Counterfactual oversight requires the overseer to stick around while the system is operating. This causes trouble if the overseer is no longer able to provide effective oversight.

This post will describe a scheme for resolving this problem. (Translating a key idea from this post to the setting of realistic predictors.) The scheme is not very good. But it is good enough to suggest that there is no impossibility result — no theoretically fundamental difficulty, just a practical problem. So I’m optimistic it is possible to come up with something better.

Another limitation of counterfactual oversight is that we need to provide frequent oversight if we want to respond quickly to context changes. I won’t discuss this issue in this post, but I think that the same techniques can be used to address it by synthesizing pessimistic data.

Synthesizing data

The traditional approach to supervised learning is to train learning systems in advance, and deploy them after verifying that they work well.

This procedure implicitly defines the intended behavior of the system as “do what the overseer would have done/approved of, if this situation had appeared in training.”

From a control perspective, this is unsatisfying because the counterfactual (“if this situation had appeared in training”) may be extremely improbable.

Counterfactual oversight is one way to get around this problem. But a more natural way is to simply try our best to make the training data “look like” the test data. This post lays out a sequence of proposals along these lines.

Model

I’ll assume that we have a constant supply of tasks, but that the distribution of tasks may change over time. The most interesting changes are those that arise from the introduction of machine learning systems — these seem especially hard to deal with using traditional techniques. These changes are also unavoidable for the bootstrapping protocols I have been considering recently.

I’ll also assume that we are willing to invest continuously in training (this is especially plausible if the same training data is deployed across many systems).

I’ll talk about training occurring on discrete days.

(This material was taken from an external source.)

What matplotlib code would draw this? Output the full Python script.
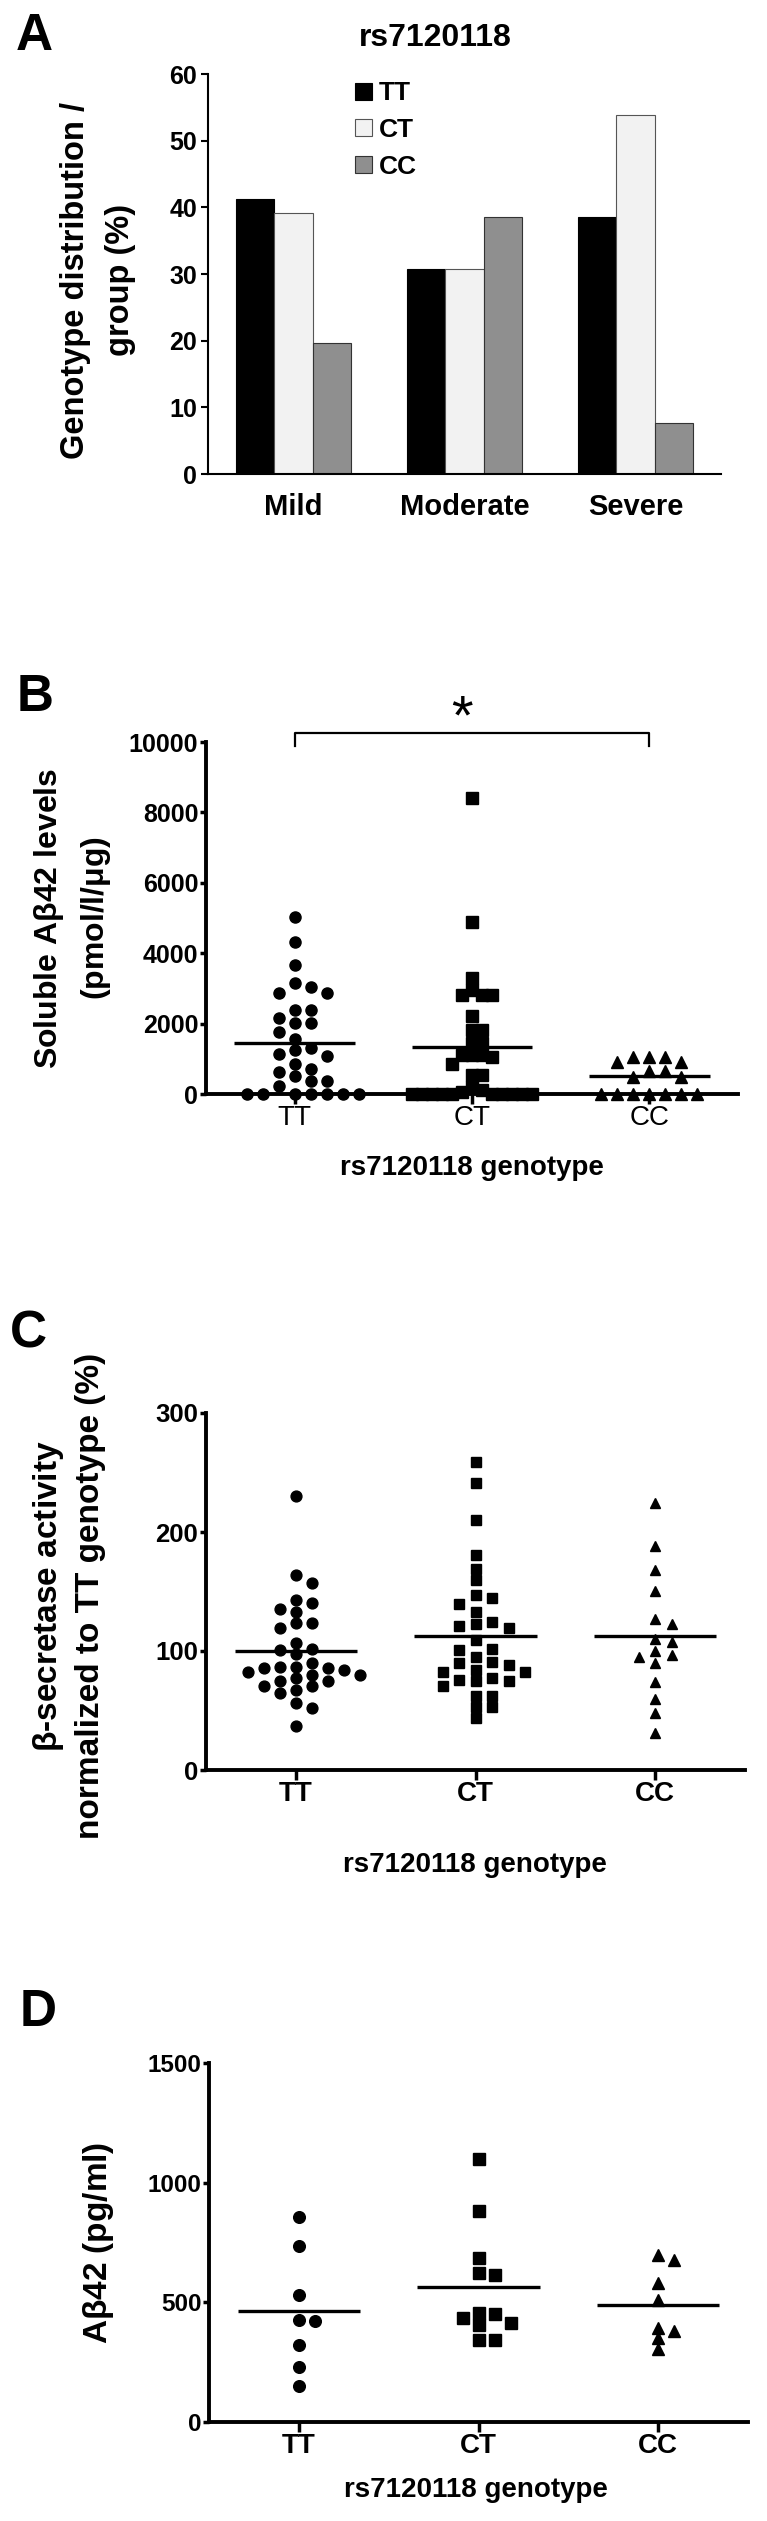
import matplotlib
matplotlib.use("Agg")
import matplotlib.pyplot as plt
from matplotlib.patches import Rectangle
import numpy as np

plt.rcParams['font.family'] = ['Liberation Sans', 'DejaVu Sans']
plt.rcParams['mathtext.fontset'] = 'custom'
plt.rcParams['mathtext.rm'] = 'Liberation Sans'
plt.rcParams['mathtext.it'] = 'Liberation Sans:italic'
plt.rcParams['mathtext.bf'] = 'Liberation Sans:bold'

# ---- data ----
severity = ['Mild', 'Moderate', 'Severe']
genotypes = ['TT', 'CT', 'CC']

# A: genotype distribution per severity group (%)
dist_tt = [41.2, 30.8, 38.5]
dist_ct = [39.2, 30.8, 53.8]
dist_cc = [19.6, 38.5, 7.7]

# B: soluble Abeta42 (pmol/l/ug)
sol_tt = [5020, 4310, 3660, 3140, 3050, 2870, 2870, 2400, 2400, 2170, 2020, 2020,
          1760, 1550, 1310, 1240, 1140, 1070, 840, 710, 620, 500, 380, 360, 220,
          0, 0, 0, 0, 0, 0, 0]
sol_ct = [8400, 4900, 3290, 2950, 2810, 2810, 2810, 2210, 1830, 1830, 1450, 1450,
          1100, 1100, 1100, 1050, 850, 540, 540, 190, 100, 50,
          0, 0, 0, 0, 0, 0, 0, 0, 0, 0]
sol_cc = [1065, 1065, 1065, 920, 920, 640, 640, 480, 480, 0, 0, 0, 0, 0, 0, 0]
sol_means = [1450, 1330, 500]

# C: beta-secretase activity (% of TT)
bsec_tt = [230, 163.5, 157, 143, 140, 135.7, 133, 123.7, 123.7, 119, 107, 101.4,
           100.8, 97.2, 89.7, 86.9, 86.9, 86, 85.5, 84, 82.7, 80, 80, 77.2, 75.2,
           74.4, 70.8, 70.8, 67.4, 64.6, 56.3, 52, 37]
bsec_ct = [258.6, 241, 210.5, 181, 169, 159.3, 146.8, 144.6, 139.3, 132.9, 124.5,
           122.3, 121.2, 119, 109.2, 101.4, 100.8, 94.7, 90.5, 89.7, 88.3, 84.1,
           82.7, 82.2, 77.2, 75.8, 74.4, 74.4, 70.8, 61.8, 61.8, 52.6, 52.6, 43.7]
bsec_cc = [224, 188.6, 167.7, 150.2, 127.3, 123, 110, 107.5, 100.3, 97, 95, 89.7,
           74, 60, 48, 31.2]
bsec_means = [100, 112.5, 112.5]

# D: Abeta42 (pg/ml)
csf_tt = [855, 737, 531, 427, 421, 320, 230, 149]
csf_ct = [1100, 883, 685, 621, 616, 455, 452, 435, 414, 407, 341, 341]
csf_cc = [699, 677, 581, 510, 394, 380, 352, 303]
csf_means = [463, 563, 489]

bar_colors = ['#000000', '#f2f2f2', '#8f8f8f']
bar_edges = ['#000000', '#555555', '#333333']

W, H = 767, 2521
fig = plt.figure(figsize=(W / 100, H / 100), dpi=100)


def fx(x):
    return x / W


def fy(y):
    return 1 - y / H


def add_ax(l, t, r, b):
    return fig.add_axes([l / W, 1 - b / H, (r - l) / W, (b - t) / H])


def swarm_x(ax, xc, vals, w_px, h_px):
    # simple beeswarm in pixel space, like the Prism scatter dot plot
    tr = ax.transData
    ppx = tr.transform((1, 0))[0] - tr.transform((0, 0))[0]
    placed = []
    xs = np.zeros(len(vals))
    for i in sorted(range(len(vals)), key=lambda k: -vals[k]):
        py = tr.transform((xc, vals[i]))[1]
        j = 0
        found = None
        while found is None:
            offs = [0.0] if j == 0 else [j * w_px / 2, -j * w_px / 2]
            for off in offs:
                if all(abs(off - ox) >= w_px - 1e-6 or abs(py - oy) >= h_px
                       for ox, oy in placed):
                    found = off
                    break
            j += 1
        placed.append((found, py))
        xs[i] = xc + found / ppx
    return xs


def style_dot_axes(ax, ymax, ystep, ysize, xweight):
    ax.set_xlim(-0.5, 2.5)
    ax.set_ylim(0, ymax)
    ax.set_yticks(np.arange(0, ymax + 1, ystep))
    ax.set_xticks(range(3))
    ax.set_xticklabels(genotypes, fontsize=20, fontweight=xweight)
    for s in ['top', 'right']:
        ax.spines[s].set_visible(False)
    for s in ['left', 'bottom']:
        ax.spines[s].set_linewidth(2.8)
    ax.tick_params(axis='y', length=4.5, width=2.5, labelsize=ysize, pad=1)
    ax.tick_params(axis='x', length=7, width=2.5, pad=1)
    for lab in ax.get_yticklabels():
        lab.set_fontweight('bold')


def dot_panel(ax, groups, means, markers, widths, ms):
    for k, vals in enumerate(groups):
        xs = swarm_x(ax, k, vals, widths[k], 10)
        ax.plot(xs, vals, ls='none', marker=markers[k], ms=ms, color='black',
                clip_on=False, zorder=3)
        ax.hlines(means[k], k - 0.34, k + 0.34, color='black', lw=2.4, zorder=4)


def ylab(x, y, s, size):
    fig.text(fx(x), fy(y), s, rotation=90, fontsize=size, fontweight='bold',
             ha='center', va='center')


# ---------------- Panel A ----------------
fig.text(fx(16), fy(50), 'A', fontsize=37, fontweight='bold', va='baseline')
fig.text(fx(435), fy(46), 'rs7120118', fontsize=23, fontweight='bold',
         ha='center', va='baseline')
axA = add_ax(208, 74, 721, 474)
x = np.arange(len(severity))
bw = 0.225
for k, vals in enumerate([dist_tt, dist_ct, dist_cc]):
    axA.bar(x + (k - 1) * bw, vals, bw, color=bar_colors[k],
            edgecolor=bar_edges[k], lw=0.8)
axA.set_xlim(-0.5, 2.5)
axA.set_ylim(0, 60)
axA.set_yticks(range(0, 61, 10))
axA.set_xticks(x)
axA.set_xticklabels(severity, fontsize=21, fontweight='bold')
for s in ['top', 'right']:
    axA.spines[s].set_visible(False)
for s in ['left', 'bottom']:
    axA.spines[s].set_linewidth(1.5)
axA.tick_params(axis='x', length=0, pad=14)
axA.tick_params(axis='y', length=5, width=1.5, labelsize=18, pad=3)
for lab in axA.get_yticklabels():
    lab.set_fontweight('bold')
# legend drawn as small squares + labels
for k, g in enumerate(genotypes):
    yc = 91 + k * 36.5
    fig.patches.append(Rectangle((fx(355), fy(yc + 8.5)), 17 / W, 17 / H,
                                 transform=fig.transFigure,
                                 facecolor=bar_colors[k],
                                 edgecolor=bar_edges[k], lw=0.8))
    fig.text(fx(379), fy(yc + 9.5), g, fontsize=19, fontweight='bold',
             va='baseline')
ylab(76, 280, 'Genotype distribution /', 23.5)
ylab(120, 280, 'group (%)', 23.5)

# ---------------- Panel B ----------------
fig.text(fx(17), fy(711), 'B', fontsize=37, fontweight='bold', va='baseline')
axB = add_ax(206, 742, 738, 1094)
style_dot_axes(axB, 10000, 2000, 18, 'normal')
dot_panel(axB, [sol_tt, sol_ct, sol_cc], sol_means, ['o', 's', '^'],
          [16, 10, 16], 8)
axB.plot([0, 0, 2, 2], [9886, 10256, 10256, 9886], color='black', lw=1.6,
         clip_on=False)
fig.text(fx(462), fy(733), '*', fontsize=40, ha='center', va='baseline')
ylab(49, 918, r'Soluble $\mathregular{A\beta}$42 levels', 23)
ylab(96, 918, r'(pmol/l/$\mathregular{\mu}$g)', 23)
fig.text(fx(472), fy(1175), 'rs7120118 genotype', fontsize=20,
         fontweight='bold', ha='center', va='baseline')

# ---------------- Panel C ----------------
fig.text(fx(10), fy(1348), 'C', fontsize=37, fontweight='bold', va='baseline')
axC = add_ax(206, 1413, 745, 1770)
style_dot_axes(axC, 300, 100, 18.5, 'bold')
dot_panel(axC, [bsec_tt, bsec_ct, bsec_cc], bsec_means, ['o', 's', '^'],
          [16, 16.5, 16.5], 7.8)
ylab(49, 1596, r'$\mathregular{\beta}$-secretase activity', 24)
ylab(91, 1596, 'normalized to TT genotype (%)', 24)
fig.text(fx(475), fy(1872), 'rs7120118 genotype', fontsize=20,
         fontweight='bold', ha='center', va='baseline')

# ---------------- Panel D ----------------
fig.text(fx(20), fy(2026), 'D', fontsize=37, fontweight='bold', va='baseline')
axD = add_ax(209, 2063, 748, 2422)
style_dot_axes(axD, 1500, 500, 17.5, 'bold')
dot_panel(axD, [csf_tt, csf_ct, csf_cc], csf_means, ['o', 's', '^'],
          [16, 16, 16], 8.4)
ylab(98, 2243, r'$\mathregular{A\beta}$42 (pg/ml)', 24)
fig.text(fx(476), fy(2497), 'rs7120118 genotype', fontsize=20,
         fontweight='bold', ha='center', va='baseline')

fig.savefig('out.png', dpi=100)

Obviously this is an unrealistic simplifying simplification and the time frame is arbitrary, it should be clear how to make the setting more realistic.

For notation, I’ll assume that the training occurs in the morning of each day, and all actual decisions occur later. If we need to use AI assistants to help us with training, they will use the same model that we deployed in the field on the previous day.

I’ll call the data that we actually care about the “test” data.

I’ll imagine we are training a learner, which I’ll call the “actor,” to predict which action a human would recommend in response to its most recent observation. I’ll assume that the “observation” includes the current state of the system and that the action includes the next state of the system.

Approaches

1. The basics

On the morning of day N we train the actor using observations from previous days. We’ll label each of these observations with “day N.”

During day N, we tag each observation with “day N” before giving it to the actor. So the actor is trying to predict what the overseer would have said, if that observation had occurred on a previous day and been labelled that morning.

In principle this avoids the problem discussed in this post. After training on the morning of day N, we have produced a system that can operate autonomously without further oversight.

But this approach introduces the problem mentioned above: some observations from day N may obviously be from day N. We never train our system on this kind of labelled data — the data we actually use on the morning of day N is always from preceding days — and so its not clear how it will respond to it.

2. Sanity-checking

A first response is to at least notice the context change and abort or provide a warning. To this end we train an additional learner:

The distinguisher is given a tagged observation and needs to output a probability distribution over “training” or “test.” On day N it is trained using the training data and test data from all previous days (re-weighted so that the two categories are equiprobable), with the same labels they were given at the time. It is aiming to distinguish the two kinds of data.

When training the distinguisher, we ensure that each observation appears only once to avoid memorization. For example, we could randomly partition the test data into “data to be used to train the system on a future day” and “data to be used to train the distinguisher.”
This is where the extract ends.